Beginning with directing commercials and a few short films, it wasn’t until his 1968 film Night of the Living Dead, that his career began to take off. Romero’s ‘Dead’ films, including the sequels Dawn of the Dead (1978) and Day of the Dead (1985), completing his original “Trilogy of the Dead” series, made him a household name across the world. Not only were the films truly frightening, with groundbreaking special effects on somewhat modest budgets, but they are known for their scathing social commentary about the human race, covering topics such as rabid consumerism, capitalism, and racism. Romero cast unknown African American actor Duane Jones as his lead for Night of the Living Dead, considered somewhat of a controversial decision in 1968. Made for a budget of around $114,000, Night of the Living Dead has gone on to make over $30 million dollars, making Forbes Top Ten Best Low-Budget Horror Movies Of All Time list, and is listed with the Library of Congress for preservation in the National Film Registry.

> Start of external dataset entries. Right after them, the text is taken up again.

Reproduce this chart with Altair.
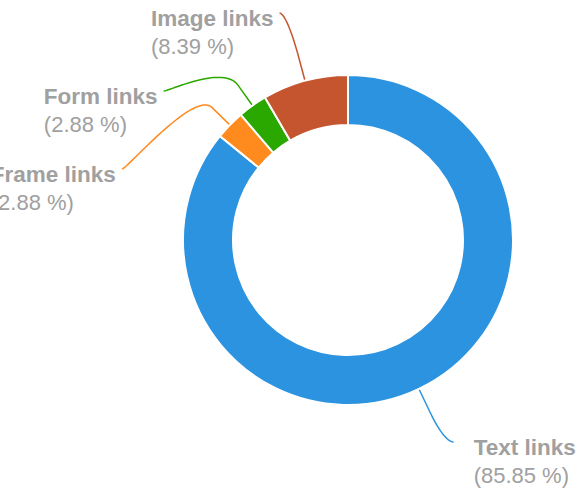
import math
import altair as alt
import pandas as pd

# ---- data ----
categories = ["Text links", "Frame links", "Form links", "Image links"]
shares = [85.85, 2.88, 2.88, 8.39]
pct_labels = ["(85.85 %)", "(2.88 %)", "(2.88 %)", "(8.39 %)"]
colors = ["#2b93df", "#ff8a1e", "#2ba800", "#c4552f"]

# ---- layout constants ----
W, H = 579, 488
CX, CY = 348, 240
R_OUT, R_IN = 165, 115
R_BREAK = 190
R_LABEL_Y = 235
R_LABEL_X = 237
SLOT = 78
Y_MIN, Y_MAX = 10, 442
PAD_L, PAD_R = 6, 20
FONT = "Liberation Sans"
FS_BOLD = 22.5
FS = 22
TEXT_COLOR = "#a0a0a0"

# Liberation Sans Bold advance widths (per 1000 em) for left-edge estimation
BOLD_W = {"I": 278, "m": 889, "a": 556, "g": 611, "e": 556, " ": 278, "l": 278,
          "i": 278, "n": 611, "k": 556, "s": 556, "F": 611, "o": 611, "r": 389,
          "T": 611, "x": 556, "t": 333}


def bold_width(txt):
    return sum(BOLD_W.get(ch, 556) for ch in txt) * FS_BOLD / 1000.0


total = sum(shares)
cum = 0.0
info = []
for i, (cat, s) in enumerate(zip(categories, shares)):
    a0 = cum / total * 2 * math.pi
    cum += s
    a1 = cum / total * 2 * math.pi
    mid = (a0 + a1) / 2
    left = math.sin(mid) < 0
    nat_y = CY - R_LABEL_Y * math.cos(mid)
    info.append({"i": i, "cat": cat, "mid": mid, "left": left, "nat_y": nat_y})

# distribute labels vertically on each side
for side in (True, False):
    items = sorted([d for d in info if d["left"] == side], key=lambda d: d["nat_y"])
    prev = None
    for d in items:
        y = max(d["nat_y"], Y_MIN)
        if prev is not None:
            y = max(y, prev + SLOT)
        d["ly"] = y
        d["y_for_x"] = y
        prev = y
    if items and items[-1]["ly"] > Y_MAX:
        shift = items[-1]["ly"] - Y_MAX
        for d in items:
            d["ly"] -= shift

for d in info:
    dy = d["y_for_x"] - CY
    off = math.sqrt(max(R_LABEL_X ** 2 - dy ** 2, 0))
    d["lx"] = CX - off if d["left"] else CX + off

# connectors (soft connector: cubic curve to break point, then straight to slice)
line_rows = []
for d in info:
    m = d["mid"]
    sx, sy = d["lx"], d["ly"]
    c1x, c1y = sx + (5 if d["left"] else -5), sy
    ex, ey = CX + R_BREAK * math.sin(m), CY - R_BREAK * math.cos(m)
    tx, ty = CX + R_OUT * math.sin(m), CY - R_OUT * math.cos(m)
    c2x, c2y = 2 * ex - tx, 2 * ey - ty
    n = 24
    for k in range(n + 1):
        t = k / n
        b0, b1, b2, b3 = (1 - t) ** 3, 3 * (1 - t) ** 2 * t, 3 * (1 - t) * t ** 2, t ** 3
        line_rows.append({"category": d["cat"], "seq": k,
                          "px": b0 * sx + b1 * c1x + b2 * c2x + b3 * ex,
                          "py": b0 * sy + b1 * c1y + b2 * c2y + b3 * ey})
    line_rows.append({"category": d["cat"], "seq": n + 1, "px": tx, "py": ty})
line_df = pd.DataFrame(line_rows)

label_rows = []
for d in info:
    if d["left"]:
        x_left = d["lx"] - PAD_L - bold_width(d["cat"])
    else:
        x_left = d["lx"] + PAD_R
    label_rows.append({"category": d["cat"], "pct": pct_labels[d["i"]],
                       "tx": x_left, "ty1": d["ly"] + 6, "ty2": d["ly"] + 34})
label_df = pd.DataFrame(label_rows)

arc_df = pd.DataFrame({"category": categories, "share": shares, "idx": list(range(len(categories)))})

color_scale = alt.Scale(domain=categories, range=colors)
xs = alt.Scale(domain=[0, W], nice=False, zero=False)
ys = alt.Scale(domain=[0, H], nice=False, zero=False, reverse=True)

arcs = alt.Chart(arc_df).mark_arc(
    outerRadius=R_OUT, innerRadius=R_IN, stroke="white", strokeWidth=2
).encode(
    theta=alt.Theta("share:Q", stack=True),
    color=alt.Color("category:N", scale=color_scale, legend=None),
    order=alt.Order("idx:Q"),
    x=alt.value(CX),
    y=alt.value(CY),
)

lines = alt.Chart(line_df).mark_line(strokeWidth=1.5).encode(
    x=alt.X("px:Q", scale=xs, axis=None),
    y=alt.Y("py:Q", scale=ys, axis=None),
    color=alt.Color("category:N", scale=color_scale, legend=None),
    detail="category:N",
    order="seq:Q",
)

title_text = alt.Chart(label_df).mark_text(
    align="left", baseline="middle", font=FONT, fontSize=FS_BOLD, fontWeight="bold", color=TEXT_COLOR
).encode(
    x=alt.X("tx:Q", scale=xs, axis=None),
    y=alt.Y("ty1:Q", scale=ys, axis=None),
    text="category:N",
)

pct_text = alt.Chart(label_df).mark_text(
    align="left", baseline="middle", font=FONT, fontSize=FS, color=TEXT_COLOR
).encode(
    x=alt.X("tx:Q", scale=xs, axis=None),
    y=alt.Y("ty2:Q", scale=ys, axis=None),
    text="pct:N",
)

chart = alt.layer(lines, arcs, title_text, pct_text).properties(
    width=W, height=H, padding=0, autosize=alt.AutoSizeParams(type="none"),
    background="white",
).configure_view(stroke=None)

chart.save("out.html", embed_options={"renderer": "svg", "actions": False})
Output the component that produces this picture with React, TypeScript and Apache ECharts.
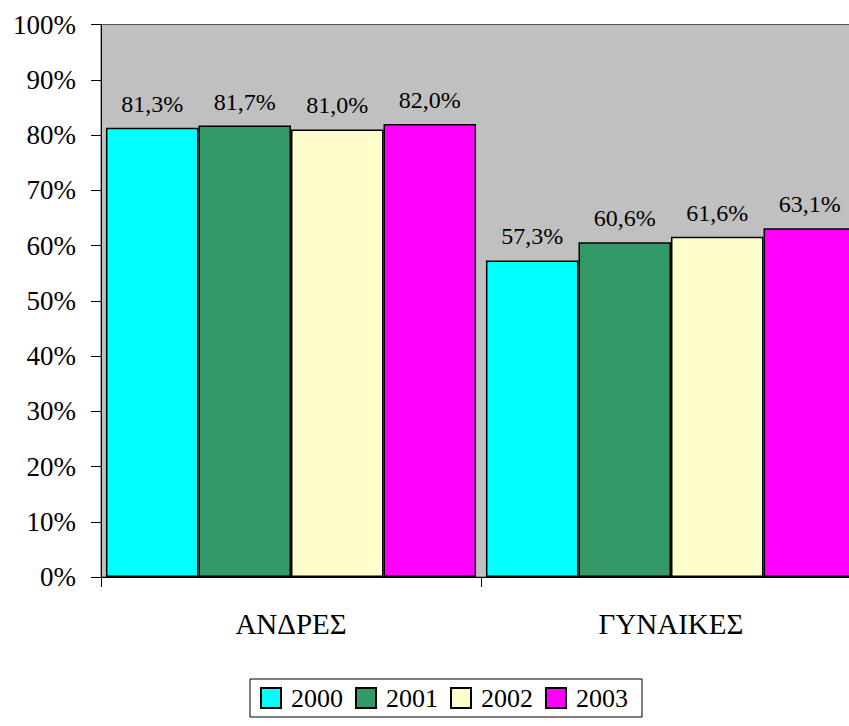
import React, { useEffect, useRef } from "react";
import * as echarts from "echarts";

const categories = ["ΑΝΔΡΕΣ", "ΓΥΝΑΙΚΕΣ"];
const years = ["2000", "2001", "2002", "2003"];
const values2000 = [81.3, 57.3];
const values2001 = [81.7, 60.6];
const values2002 = [81.0, 61.6];
const values2003 = [82.0, 63.1];
const colors = ["#00FFFF", "#339966", "#FFFFCC", "#FF00FF"];

const FONT = "Times New Roman, Liberation Serif, serif";

export default function App() {
  const ref = useRef<HTMLDivElement>(null);
  useEffect(() => {
    if (!ref.current) return;
    const chart = echarts.init(ref.current, null, { renderer: "svg" });
    const seriesValues = [values2000, values2001, values2002, values2003];
    chart.setOption({
      animation: false,
      backgroundColor: "#ffffff",
      textStyle: { fontFamily: FONT },
      grid: {
        left: 101,
        top: 24.5,
        width: 760,
        bottom: 149,
        show: true,
        backgroundColor: "#C0C0C0",
        borderColor: "#555555",
        borderWidth: 1,
      },
      legend: {
        data: years,
        left: 250,
        top: 679,
        orient: "horizontal",
        icon: "rect",
        itemWidth: 20,
        itemHeight: 20,
        itemGap: 12,
        borderColor: "#000",
        borderWidth: 1,
        padding: [6, 14, 6, 10],
        textStyle: {
          fontFamily: FONT,
          fontSize: 26,
          color: "#000",
          padding: [0, 0, 0, 5],
        },
      },
      xAxis: {
        type: "category",
        data: categories,
        axisLine: { show: true, lineStyle: { color: "#000", width: 1 } },
        axisTick: { show: true, length: 10, lineStyle: { color: "#000" } },
        axisLabel: {
          fontFamily: FONT,
          fontSize: 29,
          color: "#000",
          margin: 32,
        },
        splitLine: { show: false },
      },
      yAxis: {
        type: "value",
        min: 0,
        max: 100,
        interval: 10,
        axisLine: { show: true, lineStyle: { color: "#000", width: 1 } },
        axisTick: { show: true, length: 10, lineStyle: { color: "#000" } },
        axisLabel: {
          fontFamily: FONT,
          fontSize: 27,
          color: "#000",
          margin: 25,
          formatter: "{value}%",
        },
        splitLine: { show: false },
      },
      series: years.map((y, i) => ({
        name: y,
        type: "bar",
        data: seriesValues[i],
        barGap: "0%",
        barCategoryGap: "2.6%",
        itemStyle: {
          color: colors[i],
          borderColor: "#000",
          borderWidth: 1.5,
        },
        label: {
          show: true,
          position: "top",
          distance: 12,
          fontFamily: FONT,
          fontSize: 24,
          color: "#000",
          formatter: (p: any) => p.value.toFixed(1).replace(".", ",") + "%",
        },
      })),
    });
    return () => chart.dispose();
  }, []);
  return (
    <div
      style={{
        position: "absolute",
        left: 0,
        top: 0,
        width: 849,
        height: 726,
        overflow: "hidden",
      }}
    >
      <div ref={ref} style={{ width: 880, height: 726 }} />
    </div>
  );
}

While in between filming his trilogy, Romero went on to direct some of the horror film genre’s more polarizing films, such as The Crazies, Martin, and Knightriders before hitting a major score with his collaboration with Stephen King, Creepshow (1982). Over the years, these films are now considered cult-classics and fan-favorites. Romero’s first studio film, Monkey Shines (1988) was so mired with rewrites and cuts it prompted Romero to return to independent filmmaking. Romero and Stephen King would meet up again later for Creepshow 2, and his masterful adaptation of King’s The Dark Half. Seven years after The Dark Half, Romero returned to the director’s chair for Bruiser, starring Jason Flymyng and Peter Stormare, proving he could roll with the times and still deliver socially relevant commentary while making intensely personal horror films.

night-of-the-living-deadIt wasn’t until 2005, when Romero was firmly cemented as a legend in the horror genre, that he finally returned to the series that made him famous. With Land of the Dead, Romero made a grand re-entry to his zombie apocalypse world, now set years after the initial outbreak. With the largest budget for any film in the series, Land of the Dead went on to become a success, reinvigorating the stagnant horror market, and pushing the zombie to the front of cultural relevance. A string of sequels followed, including Diary of the Dead and Survival of the Dead, while other filmmakers revisited his earlier films in remakes that were either critically acclaimed hits or terrible misses that should have never been green-lit.

Known as a kind and caring man, Romero leaves behind a legacy that is hard to miss in the horror genre. He single-handedly created a whole genre while holding the mirror directly at his audience so they could see that sometimes, the survivors of such apocalyptic events are indeed the very monsters we should fear the most. Without his contributions, we would never have had the campy knock-off series Return of the Living Dead (directed by Dan O’Bannon), or even Robert Kirkman’s The Walking Dead. Though not associated with either, it’s quite obvious Romero’s influence is deeply embedded there, shambling with the masses of the dead. Often imitated, but never duplicated, there was only one George A. Romero. May his memory live on, forever immortalized as the Father of the Zombie Film.